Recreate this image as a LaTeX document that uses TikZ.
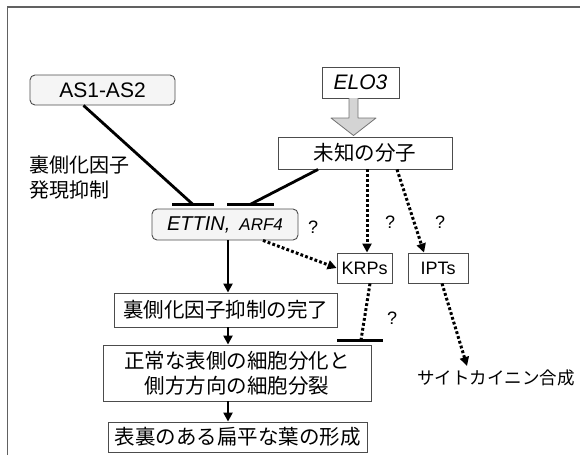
\documentclass[tikz,border=0pt]{standalone}
\usepackage{fontspec}
\setmainfont{Liberation Sans}
\newfontfamily\jp{Noto Sans CJK JP}
\usetikzlibrary{arrows.meta}
\begin{document}
\begin{tikzpicture}[x=1pt,y=-1pt,
  box/.style={draw=black!70,line width=0.9pt,fill=white,inner sep=0pt,align=center},
  rbox/.style={box,rounded corners=5pt,fill=black!4},
  jtext/.style={font=\jp\fontsize{20.5}{26}\selectfont},
  solid line/.style={line width=2.8pt},
  bar/.style={line width=3pt},
  dotline/.style={line width=3pt,dash pattern=on 2.8pt off 2.2pt},
  tip/.style={-{Triangle[length=9pt,width=9pt]}},
  q/.style={font=\fontsize{18}{20}\selectfont,inner sep=0pt}]
\useasboundingbox (0,0) rectangle (580,455);
% frame
\draw[black!62,line width=1.6pt] (7.5,455) -- (7.5,7) -- (580,7);
% nodes
\node[rbox,minimum width=145pt,minimum height=30pt,font=\fontsize{21}{24}\selectfont] (as) at (102.5,90) {AS1-AS2};
\node[box,minimum width=77pt,minimum height=31pt,font=\fontsize{21}{24}\selectfont\itshape] (elo) at (360.5,82.5) {ELO3};
\node[box,jtext,minimum width=174pt,minimum height=32pt] (unk) at (365,153) {未知の分子};
\node[rbox,minimum width=146pt,minimum height=31pt] (ett) at (225,224.5) {{\fontsize{20}{24}\selectfont\itshape ETTIN,}\hspace{9pt}{\fontsize{17}{20}\selectfont\itshape ARF4}};
\node[box,minimum width=55pt,minimum height=30pt,font=\fontsize{18}{20}\selectfont] (krp) at (364.5,268) {KRPs};
\node[box,minimum width=60pt,minimum height=30pt,font=\fontsize{18}{20}\selectfont] (ipt) at (438,268) {IPTs};
\node[box,jtext,minimum width=223pt,minimum height=34pt] (comp) at (225.5,310) {裏側化因子抑制の完了};
\node[box,jtext,minimum width=268pt,minimum height=56pt,font=\jp\fontsize{20.5}{25}\selectfont] (norm) at (237,373) {正常な表側の細胞分化と\\側方方向の細胞分裂};
\node[box,jtext,minimum width=259pt,minimum height=30pt] (leaf) at (237.5,437) {表裏のある扁平な葉の形成};
% labels
\node[jtext,anchor=west,align=left,inner sep=0pt,font=\jp\fontsize{20}{25}\selectfont] (lab) at (29,177.5) {裏側化因子\\発現抑制};
\node[q] (q1) at (313,227) {?};
\node[q] (q2) at (390,222) {?};
\node[q] (q3) at (440,222) {?};
\node[q] (q4) at (392,318) {?};
\node[jtext,inner sep=0pt,font=\jp\fontsize{17.5}{20}\selectfont] (cyto) at (496,378) {サイトカイニン合成};
% inhibition bars
\coordinate (b1) at (193,204.5);
\coordinate (b2) at (250,204.5);
\coordinate (b3) at (361,340);
\draw[bar] (172,204.5) -- (214,204.5);
\draw[bar] (227,204.5) -- (274,204.5);
\draw[bar] (337,340) -- (383,340);
\draw[solid line] ([xshift=-19pt]as.south) -- (b1);
\draw[solid line] ([xshift=-47pt]unk.south) -- (b2);
% block arrow
\draw[black!55,fill=black!17,line width=0.8pt,line join=round]
  (349,98) -- (349,118) -- (331,118) -- (353.5,135.5) -- (376,118) -- (358,118) -- (358,98);
% solid arrows
\draw[solid line,tip] ([xshift=3pt]ett.south) -- ([xshift=2.5pt]comp.north);
\draw[solid line,tip] ([xshift=2.5pt]comp.south) -- ([xshift=2.5pt]comp.south |- norm.north);
\draw[solid line,tip] ([xshift=2.5pt]comp.south |- norm.south) -- ([xshift=2.5pt]comp.south |- leaf.north);
% dotted
\draw[dotline,tip] ([xshift=38pt]ett.south) -- (krp.west);
\draw[dotline,tip] ([xshift=2pt]unk.south) -- ([xshift=2.5pt]krp.north);
\draw[dotline,tip] ([xshift=32pt]unk.south) -- ([xshift=-14pt]ipt.north);
\draw[dotline] ([xshift=5.5pt]krp.south) -- (b3);
\draw[dotline,tip] ([xshift=4pt]ipt.south) -- (467,366);
\end{tikzpicture}
\end{document}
-- -- --
Task prompt
Copy each line in full and exactly, omitting any picture.

Answer for the task
Recreate this image as a LaTeX document that uses TikZ.
\documentclass[tikz,border=0pt]{standalone}
\usepackage{fontspec}
\setmainfont{Liberation Sans}
\newfontfamily\jp{Noto Sans CJK JP}
\usetikzlibrary{arrows.meta}
\begin{document}
\begin{tikzpicture}[x=1pt,y=-1pt,
  box/.style={draw=black!70,line width=0.9pt,fill=white,inner sep=0pt,align=center},
  rbox/.style={box,rounded corners=5pt,fill=black!4},
  jtext/.style={font=\jp\fontsize{20.5}{26}\selectfont},
  solid line/.style={line width=2.8pt},
  bar/.style={line width=3pt},
  dotline/.style={line width=3pt,dash pattern=on 2.8pt off 2.2pt},
  tip/.style={-{Triangle[length=9pt,width=9pt]}},
  q/.style={font=\fontsize{18}{20}\selectfont,inner sep=0pt}]
\useasboundingbox (0,0) rectangle (580,455);
% frame
\draw[black!62,line width=1.6pt] (7.5,455) -- (7.5,7) -- (580,7);
% nodes
\node[rbox,minimum width=145pt,minimum height=30pt,font=\fontsize{21}{24}\selectfont] (as) at (102.5,90) {AS1-AS2};
\node[box,minimum width=77pt,minimum height=31pt,font=\fontsize{21}{24}\selectfont\itshape] (elo) at (360.5,82.5) {ELO3};
\node[box,jtext,minimum width=174pt,minimum height=32pt] (unk) at (365,153) {未知の分子};
\node[rbox,minimum width=146pt,minimum height=31pt] (ett) at (225,224.5) {{\fontsize{20}{24}\selectfont\itshape ETTIN,}\hspace{9pt}{\fontsize{17}{20}\selectfont\itshape ARF4}};
\node[box,minimum width=55pt,minimum height=30pt,font=\fontsize{18}{20}\selectfont] (krp) at (364.5,268) {KRPs};
\node[box,minimum width=60pt,minimum height=30pt,font=\fontsize{18}{20}\selectfont] (ipt) at (438,268) {IPTs};
\node[box,jtext,minimum width=223pt,minimum height=34pt] (comp) at (225.5,310) {裏側化因子抑制の完了};
\node[box,jtext,minimum width=268pt,minimum height=56pt,font=\jp\fontsize{20.5}{25}\selectfont] (norm) at (237,373) {正常な表側の細胞分化と\\側方方向の細胞分裂};
\node[box,jtext,minimum width=259pt,minimum height=30pt] (leaf) at (237.5,437) {表裏のある扁平な葉の形成};
% labels
\node[jtext,anchor=west,align=left,inner sep=0pt,font=\jp\fontsize{20}{25}\selectfont] (lab) at (29,177.5) {裏側化因子\\発現抑制};
\node[q] (q1) at (313,227) {?};
\node[q] (q2) at (390,222) {?};
\node[q] (q3) at (440,222) {?};
\node[q] (q4) at (392,318) {?};
\node[jtext,inner sep=0pt,font=\jp\fontsize{17.5}{20}\selectfont] (cyto) at (496,378) {サイトカイニン合成};
% inhibition bars
\coordinate (b1) at (193,204.5);
\coordinate (b2) at (250,204.5);
\coordinate (b3) at (361,340);
\draw[bar] (172,204.5) -- (214,204.5);
\draw[bar] (227,204.5) -- (274,204.5);
\draw[bar] (337,340) -- (383,340);
\draw[solid line] ([xshift=-19pt]as.south) -- (b1);
\draw[solid line] ([xshift=-47pt]unk.south) -- (b2);
% block arrow
\draw[black!55,fill=black!17,line width=0.8pt,line join=round]
  (349,98) -- (349,118) -- (331,118) -- (353.5,135.5) -- (376,118) -- (358,118) -- (358,98);
% solid arrows
\draw[solid line,tip] ([xshift=3pt]ett.south) -- ([xshift=2.5pt]comp.north);
\draw[solid line,tip] ([xshift=2.5pt]comp.south) -- ([xshift=2.5pt]comp.south |- norm.north);
\draw[solid line,tip] ([xshift=2.5pt]comp.south |- norm.south) -- ([xshift=2.5pt]comp.south |- leaf.north);
% dotted
\draw[dotline,tip] ([xshift=38pt]ett.south) -- (krp.west);
\draw[dotline,tip] ([xshift=2pt]unk.south) -- ([xshift=2.5pt]krp.north);
\draw[dotline,tip] ([xshift=32pt]unk.south) -- ([xshift=-14pt]ipt.north);
\draw[dotline] ([xshift=5.5pt]krp.south) -- (b3);
\draw[dotline,tip] ([xshift=4pt]ipt.south) -- (467,366);
\end{tikzpicture}
\end{document}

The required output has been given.